-------- MATERIAL FOR THIS EXERCISE

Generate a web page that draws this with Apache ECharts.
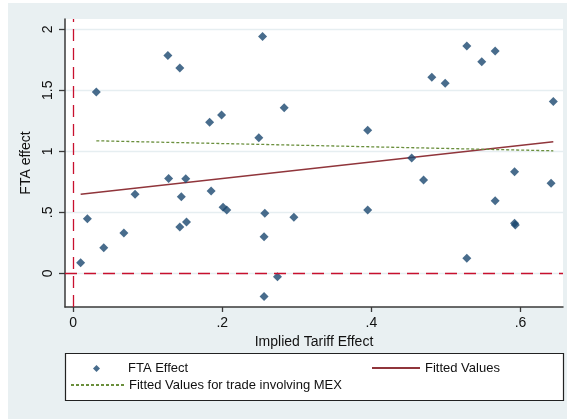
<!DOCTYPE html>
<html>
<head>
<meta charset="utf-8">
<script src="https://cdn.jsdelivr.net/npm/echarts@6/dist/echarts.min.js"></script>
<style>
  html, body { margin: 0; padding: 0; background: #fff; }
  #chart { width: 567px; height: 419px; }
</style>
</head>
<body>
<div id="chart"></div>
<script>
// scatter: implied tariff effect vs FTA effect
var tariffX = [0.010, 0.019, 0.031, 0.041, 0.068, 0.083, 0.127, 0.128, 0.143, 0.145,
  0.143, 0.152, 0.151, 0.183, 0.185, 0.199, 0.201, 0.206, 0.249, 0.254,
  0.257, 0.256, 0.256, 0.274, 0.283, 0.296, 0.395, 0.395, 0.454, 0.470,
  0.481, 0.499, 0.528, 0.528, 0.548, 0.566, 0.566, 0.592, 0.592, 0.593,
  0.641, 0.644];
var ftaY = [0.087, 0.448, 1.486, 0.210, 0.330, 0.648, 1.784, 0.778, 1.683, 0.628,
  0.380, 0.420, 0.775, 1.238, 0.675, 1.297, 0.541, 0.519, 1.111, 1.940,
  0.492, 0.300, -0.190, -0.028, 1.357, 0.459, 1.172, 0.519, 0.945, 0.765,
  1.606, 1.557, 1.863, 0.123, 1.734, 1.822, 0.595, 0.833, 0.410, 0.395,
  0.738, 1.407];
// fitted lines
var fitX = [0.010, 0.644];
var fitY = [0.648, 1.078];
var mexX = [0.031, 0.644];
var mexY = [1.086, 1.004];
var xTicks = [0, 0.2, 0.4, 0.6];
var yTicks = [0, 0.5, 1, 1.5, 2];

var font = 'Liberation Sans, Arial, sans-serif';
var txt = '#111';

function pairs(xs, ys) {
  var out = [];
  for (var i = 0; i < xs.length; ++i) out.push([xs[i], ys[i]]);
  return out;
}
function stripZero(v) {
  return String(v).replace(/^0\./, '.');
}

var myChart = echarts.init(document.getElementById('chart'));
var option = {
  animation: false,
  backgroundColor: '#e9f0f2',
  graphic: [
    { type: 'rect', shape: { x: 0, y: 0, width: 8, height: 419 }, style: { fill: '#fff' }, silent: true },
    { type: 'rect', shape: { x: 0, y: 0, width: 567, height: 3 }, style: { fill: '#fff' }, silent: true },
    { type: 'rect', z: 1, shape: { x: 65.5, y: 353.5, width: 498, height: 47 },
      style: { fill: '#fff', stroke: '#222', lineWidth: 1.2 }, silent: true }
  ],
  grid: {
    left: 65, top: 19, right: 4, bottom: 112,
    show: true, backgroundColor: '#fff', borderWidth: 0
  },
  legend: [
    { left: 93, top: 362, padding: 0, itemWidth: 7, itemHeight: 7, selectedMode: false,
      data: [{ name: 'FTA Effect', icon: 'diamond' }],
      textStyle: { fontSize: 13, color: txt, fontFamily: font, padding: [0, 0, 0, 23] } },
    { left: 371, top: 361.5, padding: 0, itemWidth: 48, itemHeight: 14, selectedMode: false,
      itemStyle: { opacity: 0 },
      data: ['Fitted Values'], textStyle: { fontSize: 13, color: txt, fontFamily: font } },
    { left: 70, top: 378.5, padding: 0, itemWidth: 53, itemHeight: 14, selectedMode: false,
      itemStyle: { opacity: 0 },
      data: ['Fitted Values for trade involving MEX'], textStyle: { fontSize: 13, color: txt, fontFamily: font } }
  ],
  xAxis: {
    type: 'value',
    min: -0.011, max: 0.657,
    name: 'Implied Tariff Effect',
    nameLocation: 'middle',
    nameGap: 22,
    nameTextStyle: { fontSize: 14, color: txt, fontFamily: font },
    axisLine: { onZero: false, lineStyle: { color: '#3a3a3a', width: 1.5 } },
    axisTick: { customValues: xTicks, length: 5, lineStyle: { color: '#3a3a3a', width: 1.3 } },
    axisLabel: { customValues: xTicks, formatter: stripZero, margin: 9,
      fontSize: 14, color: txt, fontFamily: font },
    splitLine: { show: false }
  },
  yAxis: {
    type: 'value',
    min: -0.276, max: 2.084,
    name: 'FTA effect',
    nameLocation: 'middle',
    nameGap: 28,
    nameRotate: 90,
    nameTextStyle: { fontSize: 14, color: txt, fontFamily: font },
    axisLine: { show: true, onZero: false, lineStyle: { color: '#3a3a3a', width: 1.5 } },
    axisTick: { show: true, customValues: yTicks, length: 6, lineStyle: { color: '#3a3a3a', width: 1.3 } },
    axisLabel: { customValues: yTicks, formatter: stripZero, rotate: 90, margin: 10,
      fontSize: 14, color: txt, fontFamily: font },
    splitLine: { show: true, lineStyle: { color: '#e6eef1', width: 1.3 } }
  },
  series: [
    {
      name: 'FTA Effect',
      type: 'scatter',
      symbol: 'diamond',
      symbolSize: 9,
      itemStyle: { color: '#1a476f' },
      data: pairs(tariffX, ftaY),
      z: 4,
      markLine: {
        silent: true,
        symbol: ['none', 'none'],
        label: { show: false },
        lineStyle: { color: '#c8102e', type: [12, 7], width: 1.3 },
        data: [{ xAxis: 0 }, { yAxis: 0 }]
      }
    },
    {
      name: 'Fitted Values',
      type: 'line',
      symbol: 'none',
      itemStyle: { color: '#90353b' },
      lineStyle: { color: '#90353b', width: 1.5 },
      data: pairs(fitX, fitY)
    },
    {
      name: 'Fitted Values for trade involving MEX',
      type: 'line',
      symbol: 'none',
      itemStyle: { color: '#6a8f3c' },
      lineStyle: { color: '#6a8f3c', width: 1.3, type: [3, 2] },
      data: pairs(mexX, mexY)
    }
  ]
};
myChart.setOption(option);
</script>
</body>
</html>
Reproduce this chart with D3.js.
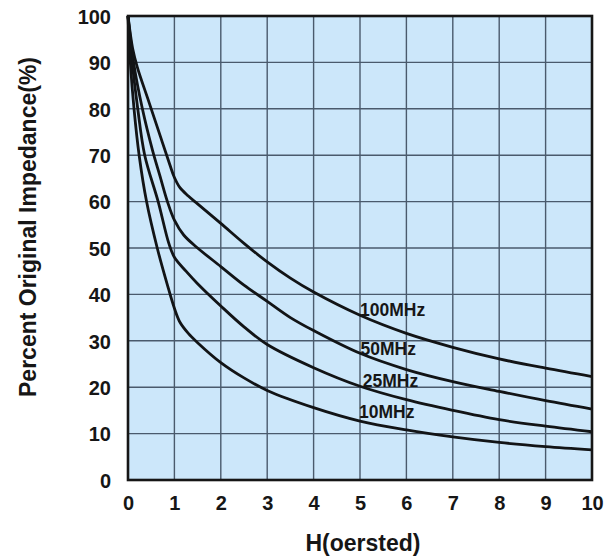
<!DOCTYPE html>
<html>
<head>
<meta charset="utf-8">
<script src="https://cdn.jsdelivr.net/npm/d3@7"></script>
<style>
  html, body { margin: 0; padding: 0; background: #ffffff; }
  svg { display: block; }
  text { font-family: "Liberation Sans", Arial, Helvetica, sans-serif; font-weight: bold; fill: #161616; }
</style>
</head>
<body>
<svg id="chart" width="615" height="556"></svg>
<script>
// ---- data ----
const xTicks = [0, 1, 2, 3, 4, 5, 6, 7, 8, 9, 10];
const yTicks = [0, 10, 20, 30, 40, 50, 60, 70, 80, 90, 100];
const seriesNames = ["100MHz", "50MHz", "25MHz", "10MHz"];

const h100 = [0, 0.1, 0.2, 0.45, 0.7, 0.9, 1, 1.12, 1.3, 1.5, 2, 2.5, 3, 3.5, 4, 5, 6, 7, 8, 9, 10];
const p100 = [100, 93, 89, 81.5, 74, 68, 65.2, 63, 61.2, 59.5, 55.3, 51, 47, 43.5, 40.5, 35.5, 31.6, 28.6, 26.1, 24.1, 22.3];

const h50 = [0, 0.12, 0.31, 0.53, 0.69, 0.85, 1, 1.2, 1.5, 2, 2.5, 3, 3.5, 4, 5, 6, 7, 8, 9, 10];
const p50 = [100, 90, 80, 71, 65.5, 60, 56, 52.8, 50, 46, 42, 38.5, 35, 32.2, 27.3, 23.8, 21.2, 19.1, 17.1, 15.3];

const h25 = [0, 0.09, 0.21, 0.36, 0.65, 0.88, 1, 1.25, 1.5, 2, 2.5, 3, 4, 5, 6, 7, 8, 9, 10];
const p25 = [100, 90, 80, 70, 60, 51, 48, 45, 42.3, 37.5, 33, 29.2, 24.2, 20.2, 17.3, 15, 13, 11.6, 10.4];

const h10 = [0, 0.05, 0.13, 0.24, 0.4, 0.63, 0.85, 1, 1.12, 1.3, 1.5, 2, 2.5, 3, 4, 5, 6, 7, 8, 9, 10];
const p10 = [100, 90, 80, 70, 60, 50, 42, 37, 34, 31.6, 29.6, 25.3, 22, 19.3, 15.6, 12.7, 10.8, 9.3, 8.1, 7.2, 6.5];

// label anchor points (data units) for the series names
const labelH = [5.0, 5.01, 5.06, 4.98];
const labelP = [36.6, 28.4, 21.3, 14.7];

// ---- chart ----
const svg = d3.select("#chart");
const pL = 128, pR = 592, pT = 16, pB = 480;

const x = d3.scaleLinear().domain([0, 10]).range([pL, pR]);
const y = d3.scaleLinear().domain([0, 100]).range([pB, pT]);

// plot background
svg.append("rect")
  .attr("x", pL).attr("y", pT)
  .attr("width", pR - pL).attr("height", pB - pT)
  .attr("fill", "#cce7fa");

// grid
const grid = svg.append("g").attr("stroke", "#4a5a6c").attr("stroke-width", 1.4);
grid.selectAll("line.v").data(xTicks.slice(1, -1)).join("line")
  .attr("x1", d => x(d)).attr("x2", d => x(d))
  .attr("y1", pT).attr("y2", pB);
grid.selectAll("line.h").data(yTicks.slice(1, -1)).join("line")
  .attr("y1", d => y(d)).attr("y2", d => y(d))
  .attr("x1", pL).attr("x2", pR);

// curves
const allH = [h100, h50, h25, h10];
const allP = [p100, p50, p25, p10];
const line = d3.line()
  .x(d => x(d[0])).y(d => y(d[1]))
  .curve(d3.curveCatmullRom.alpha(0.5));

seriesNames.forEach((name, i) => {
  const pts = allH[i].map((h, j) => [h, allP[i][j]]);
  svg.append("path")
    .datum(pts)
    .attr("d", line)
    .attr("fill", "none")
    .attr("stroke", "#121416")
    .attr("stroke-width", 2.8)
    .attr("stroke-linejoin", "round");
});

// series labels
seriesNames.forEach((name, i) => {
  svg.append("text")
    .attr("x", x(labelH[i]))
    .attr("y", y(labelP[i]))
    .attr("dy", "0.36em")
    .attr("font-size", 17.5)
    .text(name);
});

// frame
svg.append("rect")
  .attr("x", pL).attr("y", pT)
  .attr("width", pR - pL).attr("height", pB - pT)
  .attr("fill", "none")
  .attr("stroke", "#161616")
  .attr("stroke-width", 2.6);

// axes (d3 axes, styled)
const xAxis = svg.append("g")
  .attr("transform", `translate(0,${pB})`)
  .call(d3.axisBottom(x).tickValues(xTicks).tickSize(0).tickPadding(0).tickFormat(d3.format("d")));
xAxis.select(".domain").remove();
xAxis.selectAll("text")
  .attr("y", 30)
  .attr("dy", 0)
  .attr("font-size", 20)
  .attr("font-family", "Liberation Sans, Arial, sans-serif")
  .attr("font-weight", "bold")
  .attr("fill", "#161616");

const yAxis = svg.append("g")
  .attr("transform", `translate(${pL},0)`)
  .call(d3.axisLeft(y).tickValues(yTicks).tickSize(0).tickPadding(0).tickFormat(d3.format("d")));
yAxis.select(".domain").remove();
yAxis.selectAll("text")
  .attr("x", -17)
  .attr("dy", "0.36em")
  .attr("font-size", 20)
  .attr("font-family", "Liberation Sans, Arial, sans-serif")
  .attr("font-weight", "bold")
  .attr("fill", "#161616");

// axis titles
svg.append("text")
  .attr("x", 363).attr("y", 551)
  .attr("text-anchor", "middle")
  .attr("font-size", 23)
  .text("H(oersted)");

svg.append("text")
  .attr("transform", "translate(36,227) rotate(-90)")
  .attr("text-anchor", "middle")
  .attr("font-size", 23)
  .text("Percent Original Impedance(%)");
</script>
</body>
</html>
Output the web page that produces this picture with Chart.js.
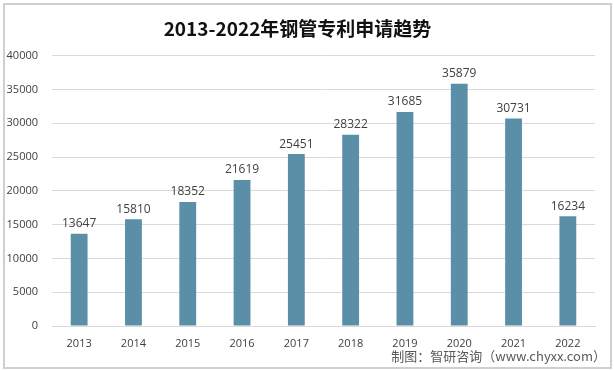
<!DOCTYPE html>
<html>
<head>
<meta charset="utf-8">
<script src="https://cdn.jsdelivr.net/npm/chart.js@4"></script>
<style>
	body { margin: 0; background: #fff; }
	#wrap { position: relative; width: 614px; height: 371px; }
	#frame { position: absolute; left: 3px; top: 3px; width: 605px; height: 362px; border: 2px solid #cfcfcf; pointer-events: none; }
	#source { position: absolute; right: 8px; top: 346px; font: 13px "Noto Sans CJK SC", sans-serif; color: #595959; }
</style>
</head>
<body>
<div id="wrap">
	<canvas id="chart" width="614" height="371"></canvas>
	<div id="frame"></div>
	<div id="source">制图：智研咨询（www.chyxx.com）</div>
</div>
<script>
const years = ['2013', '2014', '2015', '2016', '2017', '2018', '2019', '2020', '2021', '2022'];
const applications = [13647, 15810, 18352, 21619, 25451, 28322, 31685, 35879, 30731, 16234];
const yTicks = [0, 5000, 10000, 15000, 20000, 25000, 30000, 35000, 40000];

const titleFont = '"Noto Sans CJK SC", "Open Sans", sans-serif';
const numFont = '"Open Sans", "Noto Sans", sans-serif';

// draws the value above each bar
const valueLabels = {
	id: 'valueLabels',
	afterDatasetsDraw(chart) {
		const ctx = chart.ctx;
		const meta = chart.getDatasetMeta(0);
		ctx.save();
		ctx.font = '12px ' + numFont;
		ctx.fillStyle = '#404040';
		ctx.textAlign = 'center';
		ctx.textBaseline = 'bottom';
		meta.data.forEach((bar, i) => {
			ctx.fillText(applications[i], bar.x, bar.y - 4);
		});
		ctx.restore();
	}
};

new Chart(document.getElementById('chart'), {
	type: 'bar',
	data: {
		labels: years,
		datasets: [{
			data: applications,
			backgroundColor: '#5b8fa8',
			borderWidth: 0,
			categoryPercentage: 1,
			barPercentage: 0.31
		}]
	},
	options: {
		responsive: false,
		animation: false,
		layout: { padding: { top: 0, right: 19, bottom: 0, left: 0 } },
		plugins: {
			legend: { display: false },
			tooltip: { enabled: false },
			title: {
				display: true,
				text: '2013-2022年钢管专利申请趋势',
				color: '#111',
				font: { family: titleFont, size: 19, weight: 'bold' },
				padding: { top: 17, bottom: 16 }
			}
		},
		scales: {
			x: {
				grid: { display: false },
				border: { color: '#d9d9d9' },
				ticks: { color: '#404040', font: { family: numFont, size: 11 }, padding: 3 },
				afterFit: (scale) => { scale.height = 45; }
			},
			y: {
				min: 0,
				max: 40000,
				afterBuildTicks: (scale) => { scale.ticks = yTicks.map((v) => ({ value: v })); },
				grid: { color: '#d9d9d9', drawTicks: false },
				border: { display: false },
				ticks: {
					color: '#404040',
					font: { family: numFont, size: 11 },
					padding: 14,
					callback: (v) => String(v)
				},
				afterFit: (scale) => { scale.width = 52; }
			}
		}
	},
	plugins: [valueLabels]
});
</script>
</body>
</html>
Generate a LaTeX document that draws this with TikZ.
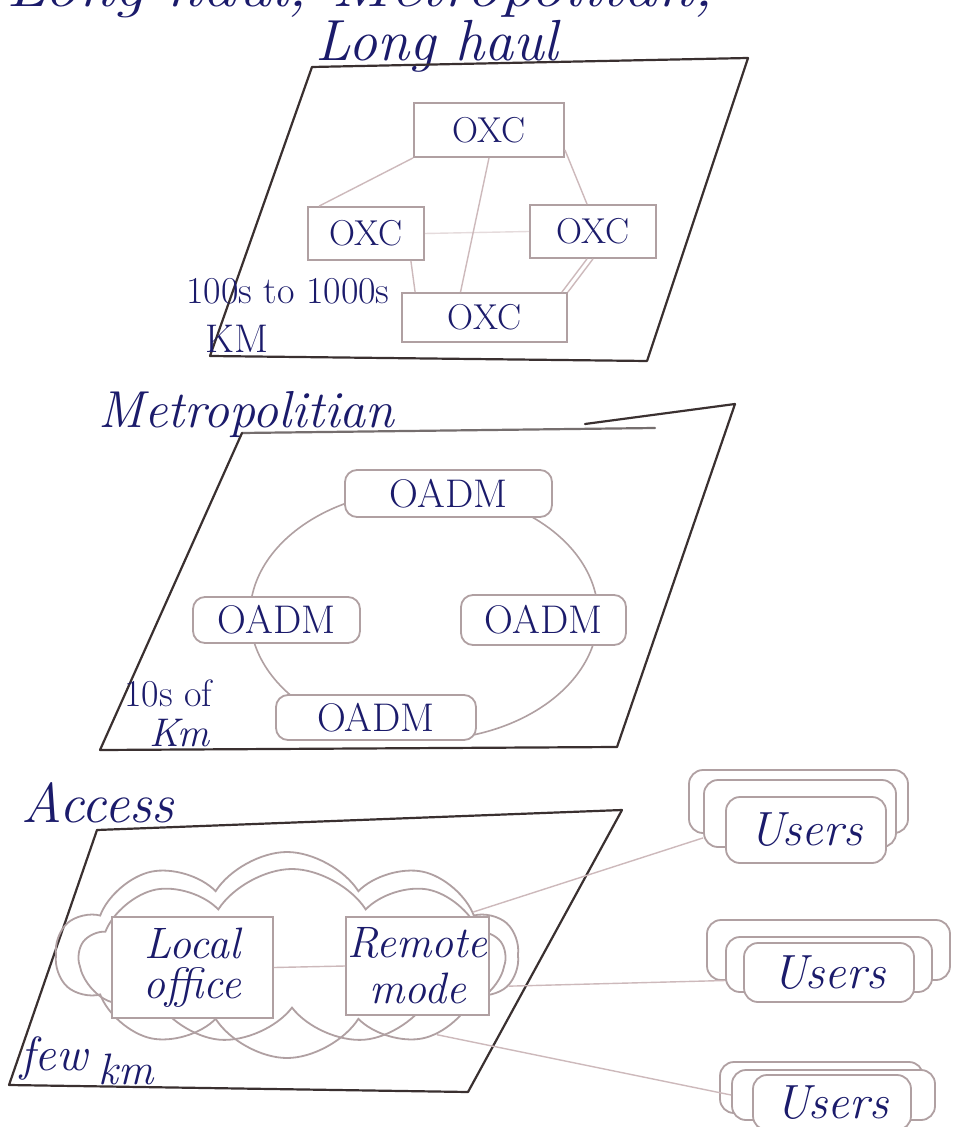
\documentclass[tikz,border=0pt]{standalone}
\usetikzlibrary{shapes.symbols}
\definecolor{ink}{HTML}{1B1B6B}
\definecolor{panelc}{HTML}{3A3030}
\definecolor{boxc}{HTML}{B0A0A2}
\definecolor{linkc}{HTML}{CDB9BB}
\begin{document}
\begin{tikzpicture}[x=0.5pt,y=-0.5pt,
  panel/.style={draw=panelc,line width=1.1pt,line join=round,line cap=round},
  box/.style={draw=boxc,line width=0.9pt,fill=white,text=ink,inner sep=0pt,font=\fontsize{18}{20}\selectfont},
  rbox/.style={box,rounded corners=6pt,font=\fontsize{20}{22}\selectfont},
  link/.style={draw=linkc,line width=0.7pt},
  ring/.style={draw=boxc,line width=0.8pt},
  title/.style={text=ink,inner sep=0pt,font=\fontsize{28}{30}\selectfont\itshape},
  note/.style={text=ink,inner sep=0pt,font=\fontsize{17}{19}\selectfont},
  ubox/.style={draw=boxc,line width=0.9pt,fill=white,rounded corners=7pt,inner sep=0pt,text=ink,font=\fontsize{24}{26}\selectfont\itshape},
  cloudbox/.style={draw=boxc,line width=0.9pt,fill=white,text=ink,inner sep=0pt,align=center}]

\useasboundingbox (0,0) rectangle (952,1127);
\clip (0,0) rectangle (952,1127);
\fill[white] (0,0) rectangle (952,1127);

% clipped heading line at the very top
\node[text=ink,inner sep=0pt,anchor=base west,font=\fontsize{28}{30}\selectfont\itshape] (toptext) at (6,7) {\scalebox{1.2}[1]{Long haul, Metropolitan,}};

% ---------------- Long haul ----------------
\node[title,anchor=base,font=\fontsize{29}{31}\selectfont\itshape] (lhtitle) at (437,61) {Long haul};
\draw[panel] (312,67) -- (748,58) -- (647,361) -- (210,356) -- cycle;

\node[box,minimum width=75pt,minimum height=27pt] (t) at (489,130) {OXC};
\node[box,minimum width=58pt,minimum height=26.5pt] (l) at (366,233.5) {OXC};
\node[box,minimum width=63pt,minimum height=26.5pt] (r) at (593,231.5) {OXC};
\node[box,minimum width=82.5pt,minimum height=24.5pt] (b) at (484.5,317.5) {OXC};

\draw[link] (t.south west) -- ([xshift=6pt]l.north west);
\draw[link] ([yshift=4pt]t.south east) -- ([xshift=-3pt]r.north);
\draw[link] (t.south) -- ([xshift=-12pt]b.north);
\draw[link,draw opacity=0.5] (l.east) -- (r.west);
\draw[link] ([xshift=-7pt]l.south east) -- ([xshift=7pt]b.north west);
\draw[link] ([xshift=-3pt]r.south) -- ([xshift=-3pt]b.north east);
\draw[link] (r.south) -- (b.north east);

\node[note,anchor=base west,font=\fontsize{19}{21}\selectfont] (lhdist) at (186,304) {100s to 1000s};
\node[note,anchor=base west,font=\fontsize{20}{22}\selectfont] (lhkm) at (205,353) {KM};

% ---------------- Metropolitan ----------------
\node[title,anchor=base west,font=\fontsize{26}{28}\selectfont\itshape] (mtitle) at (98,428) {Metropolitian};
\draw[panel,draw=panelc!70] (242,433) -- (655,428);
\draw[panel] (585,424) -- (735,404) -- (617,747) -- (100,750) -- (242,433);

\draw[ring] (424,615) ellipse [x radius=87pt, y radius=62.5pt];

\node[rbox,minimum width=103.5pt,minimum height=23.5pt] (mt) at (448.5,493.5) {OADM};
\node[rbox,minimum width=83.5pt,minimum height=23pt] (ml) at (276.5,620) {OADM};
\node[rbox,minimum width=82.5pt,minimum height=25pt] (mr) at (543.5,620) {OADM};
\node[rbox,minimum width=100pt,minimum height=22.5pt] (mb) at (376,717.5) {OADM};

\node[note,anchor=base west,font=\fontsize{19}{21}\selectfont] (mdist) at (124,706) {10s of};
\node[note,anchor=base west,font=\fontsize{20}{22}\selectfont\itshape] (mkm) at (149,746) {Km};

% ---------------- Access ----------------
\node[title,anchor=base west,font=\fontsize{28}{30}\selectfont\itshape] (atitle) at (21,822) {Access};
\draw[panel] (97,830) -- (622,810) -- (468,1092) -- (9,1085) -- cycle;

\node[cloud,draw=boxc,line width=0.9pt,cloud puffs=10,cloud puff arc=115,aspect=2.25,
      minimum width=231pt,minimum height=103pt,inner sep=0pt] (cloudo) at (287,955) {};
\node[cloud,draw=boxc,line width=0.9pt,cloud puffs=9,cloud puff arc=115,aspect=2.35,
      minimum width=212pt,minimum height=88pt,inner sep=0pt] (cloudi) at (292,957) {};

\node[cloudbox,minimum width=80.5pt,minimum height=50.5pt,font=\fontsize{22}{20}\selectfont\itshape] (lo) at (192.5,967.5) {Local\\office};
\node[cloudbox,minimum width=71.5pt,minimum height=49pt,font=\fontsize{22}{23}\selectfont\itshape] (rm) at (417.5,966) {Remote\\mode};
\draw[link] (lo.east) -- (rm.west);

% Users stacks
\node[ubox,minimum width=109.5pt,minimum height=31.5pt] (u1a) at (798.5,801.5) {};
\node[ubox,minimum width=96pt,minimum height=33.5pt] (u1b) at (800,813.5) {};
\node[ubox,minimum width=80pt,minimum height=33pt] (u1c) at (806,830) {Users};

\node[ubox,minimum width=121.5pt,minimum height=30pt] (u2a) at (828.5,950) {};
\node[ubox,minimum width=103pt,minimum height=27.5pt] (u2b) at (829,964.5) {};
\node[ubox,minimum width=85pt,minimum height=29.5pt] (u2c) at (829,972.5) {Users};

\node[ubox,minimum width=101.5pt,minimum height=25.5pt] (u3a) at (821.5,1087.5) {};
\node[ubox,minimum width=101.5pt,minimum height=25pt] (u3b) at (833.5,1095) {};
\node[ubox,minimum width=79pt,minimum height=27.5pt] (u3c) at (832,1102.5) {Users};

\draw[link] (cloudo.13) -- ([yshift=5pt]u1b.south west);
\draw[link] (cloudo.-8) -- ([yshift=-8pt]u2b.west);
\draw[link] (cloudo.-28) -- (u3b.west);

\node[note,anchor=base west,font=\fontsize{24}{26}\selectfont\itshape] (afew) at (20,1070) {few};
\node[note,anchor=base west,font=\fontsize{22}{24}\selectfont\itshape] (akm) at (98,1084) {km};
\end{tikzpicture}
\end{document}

----------------

• **THE TASK**
Your task is to transcribe exactly the lines starting at the line that contains "Output the web" and ending at the line that contains "30000, 35000, 40000];", both included. Leave out the pictures.

• **SOLVED EXERCISE**
Output the web page that produces this picture with Chart.js.
<!DOCTYPE html>
<html>
<head>
<meta charset="utf-8">
<script src="https://cdn.jsdelivr.net/npm/chart.js@4"></script>
<style>
	body { margin: 0; background: #fff; }
	#wrap { position: relative; width: 614px; height: 371px; }
	#frame { position: absolute; left: 3px; top: 3px; width: 605px; height: 362px; border: 2px solid #cfcfcf; pointer-events: none; }
	#source { position: absolute; right: 8px; top: 346px; font: 13px "Noto Sans CJK SC", sans-serif; color: #595959; }
</style>
</head>
<body>
<div id="wrap">
	<canvas id="chart" width="614" height="371"></canvas>
	<div id="frame"></div>
	<div id="source">制图：智研咨询（www.chyxx.com）</div>
</div>
<script>
const years = ['2013', '2014', '2015', '2016', '2017', '2018', '2019', '2020', '2021', '2022'];
const applications = [13647, 15810, 18352, 21619, 25451, 28322, 31685, 35879, 30731, 16234];
const yTicks = [0, 5000, 10000, 15000, 20000, 25000, 30000, 35000, 40000];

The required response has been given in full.